Zu den vordringlichsten Aufgaben am steilen Flussabhang zählt die Verkehrssicherungspflicht für die Staatsstraße zwischen Wolfratshausen und Puppling. Um nicht zu haften, wenn Bäume auf die Straße fallen und Verkehrsteilnehmer verletzen oder gar töten, müssen die Bäume im Straßenbereich kontrolliert, kranke und morsche Exemplare rechtzeitig entfernt werden. Diese Aufgabe hat die Waldbesitzervereinigung übernommen. Thilo Rothkegel, in der WBV für die Holzverwertung zuständig, hat sich Gedanken gemacht, wie aus dem steil abfallenden Gelände die Stämme gefällt und abtransportiert werden können und dabei der Boden so gering wie möglich geschädigt wird.

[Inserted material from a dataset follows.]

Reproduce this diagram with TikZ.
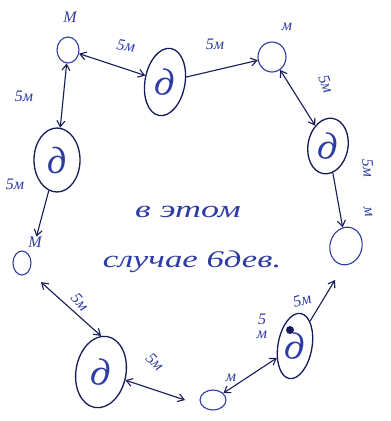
\documentclass[tikz,border=0pt]{standalone}
\usepackage{fontspec}
\setmainfont{Liberation Serif}
\usetikzlibrary{shapes.geometric,arrows.meta}
\definecolor{ink}{RGB}{45,60,165}
\definecolor{inkdark}{RGB}{22,28,90}
\begin{document}
\begin{tikzpicture}[x=1pt,y=-1pt,
  boy/.style={draw=ink,ellipse,line width=1.1pt,inner sep=0pt},
  girl/.style={draw=inkdark,ellipse,line width=1.3pt,inner sep=0pt,text=ink,
    font=\itshape\fontsize{38}{38}\selectfont},
  lbl/.style={text=ink,inner sep=0pt,font=\itshape\fontsize{16}{16}\selectfont},
  big/.style={text=ink,inner sep=0pt,font=\itshape\fontsize{24}{24}\selectfont},
  link/.style={draw=inkdark,line width=1.1pt,{Straight Barb[length=6pt,width=8pt]}-{Straight Barb[length=6pt,width=8pt]}},
  ray/.style={draw=inkdark,line width=1.1pt,-{Straight Barb[length=6pt,width=8pt]}}]
\fill[white] (0,0) rectangle (391,421);
\useasboundingbox (0,0) rectangle (391,421);
% boys
\node[boy,minimum width=22pt,minimum height=26pt] (M1) at (68,50) {};
\node[boy,minimum width=28pt,minimum height=30pt] (M2) at (272,57) {};
\node[boy,minimum width=32pt,minimum height=38pt,rotate=-15] (M3) at (346,246) {};
\node[boy,minimum width=26pt,minimum height=20pt] (M4) at (213,400) {};
\node[boy,minimum width=18pt,minimum height=24pt] (M5) at (22,263) {};
\node[lbl] (lM1) at (70,17) {М};
\node[lbl] (lM2) at (287,27) {м};
\node[lbl] (lM5) at (35,242) {М};
% girls
\node[girl,minimum width=40pt,minimum height=68pt,rotate=-10] (d1) at (165,82) {д};
\node[girl,minimum width=40pt,minimum height=56pt,rotate=-10] (d2) at (328,146) {д};
\node[girl,minimum width=34pt,minimum height=66pt,rotate=-10] (d3) at (295,346) {д};
\node[girl,minimum width=50pt,minimum height=72pt,rotate=-10] (d4) at (101,372) {д};
\node[girl,minimum width=46pt,minimum height=64pt] (d5) at (57,160) {д};
\fill[inkdark] (290,330) circle (4pt);
% free ends
\coordinate (e3) at (335,280);
\coordinate (e4) at (185,400);
% connectors
\draw[link] (M1) -- (d1);
\draw[ray] (d1) -- (M2);
\draw[link] (M2) -- (d2);
\draw[ray] (d2) -- (M3);
\draw[ray] (d3) -- (e3);
\draw[link] (d3) -- (M4);
\draw[link] (d4) -- (e4);
\draw[link,shorten >=16pt] (d4.100) -- (M5.-50);
\draw[link] (M1) -- (d5);
\draw[ray] (d5) -- (lM5);
% distance labels
\node[lbl,rotate=-10] (t1) at (126,46) {5м};
\node[lbl] (t2) at (215,44) {5м};
\node[lbl,rotate=-70] (t3) at (326,84) {5м};
\node[lbl,rotate=-85] (t4) at (368,168) {5м};
\node[lbl,rotate=-80] (t4b) at (368,212) {м};
\node[lbl,rotate=15] (t5) at (302,300) {5м};
\node[lbl,align=center] (t6) at (262,326) {5\\[-2pt]м};
\node[lbl] (t7) at (231,378) {м};
\node[lbl,rotate=-50] (t8) at (80,302) {5м};
\node[lbl,rotate=-45] (t9) at (155,362) {5м};
\node[lbl] (t10) at (24,96) {5м};
\node[lbl] (t11) at (15,184) {5м};
% centre text
\node[big] (c1) at (188,212) {\scalebox{1.5}[1]{в этом}};
\node[big] (c2) at (192,262) {\scalebox{1.45}[1]{случае 6дев.}};
\end{tikzpicture}
\end{document}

Der steile, alte Hohlweg am Hang lasse sich mit einer Harvester-Maschine zum Roden befahren, sagt er. Das habe den Vorteil, dass das Holz an die Rückegassen, über die das Holz aus dem Wald abtransportiert wird, s vorgeliefert werde. Thomas Hobmeier, Forstwirtschaftsmeister am Amt für Ernährung, Landwirtschaft und Forsten in Ebersberg, erläutert den Waldbesitzern, wie sich Bäume im steilen Hang sicher und möglichst gefahrlos mit der Motorsäge fällen lassen. Er schult Waldbesitzer regelmäßig im anspruchsvollen Umgang mit der Motorsäge.